More info: with my Samsung set to "Screen Fit", even the Breakfast stripes didn't make it all the way to the edge! The only full frame picture I found was when the travel news slide came up on the local bulletin.

On my UE40ES8000, screen-fit isn't available with the inbuilt tuner. Also, playing a widescreen 2.39:1 film direct via DLNA causes it to be stretched to 16:9, ie, unwatchable. I don't have this problem with a WD TV Live and a Sony BD player used to play from the same DLNA source. The Fox T2, however, messes up in exactly the same way as the TV, ie, it stretches cinema widescreen vertically to 16:9 format.

Very annoying!
 
Things Every... (click) section 16.

I will have to check out the native tuner.
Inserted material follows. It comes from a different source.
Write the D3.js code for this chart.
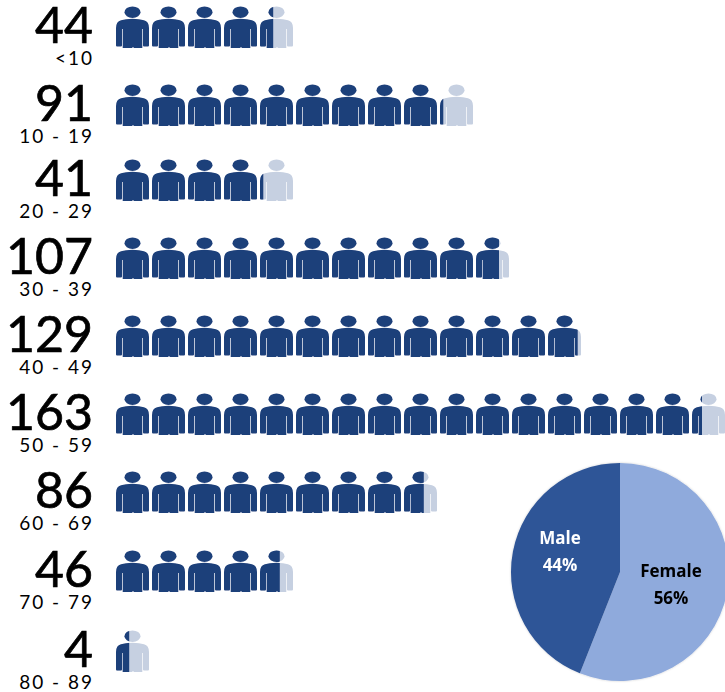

With the HDR-FOX as the tuner, a few spot checks have shown that BBC channels are all over the place re screen width, and C5 is full screen!
 
LG 32LD690: "Just Scan" option disabled for tuner input.

Samsung 32EH5000: "Screen Fit" option disabled for tuner input.

Qumi (no tuner): I found a video overscan option which was turned off, turning it on expanded the displayed picture to the full width (and cropped the edges).

Conclusion: overscan is presumably a "standard" for the display of broadcast video, and expected. BBC1 Breakfast actually seems to work with that expectation, only (in the main) supplying a small amount of picture that will exceed the edge of the display. The overscan is presumably an artificial enlargement of the image by the receiver, so that only the central portion of the full 1920x1080 or 1280x720 frame is being mapped onto the TV's 1920x1080 display. This would not be acceptable on a computer monitor, and if you want broadcast HiDef in full HiDef - best source it from the Humax and make sure the TV is 1:1!

Further observations: C5 generally fills to the right, but I have observed a slight indent on the left on occasion. Breakfast also does not fill as far to the left as it does on the right on occasion. The West local bulletin provides full-width slides, but the studio content is slightly indented on the left.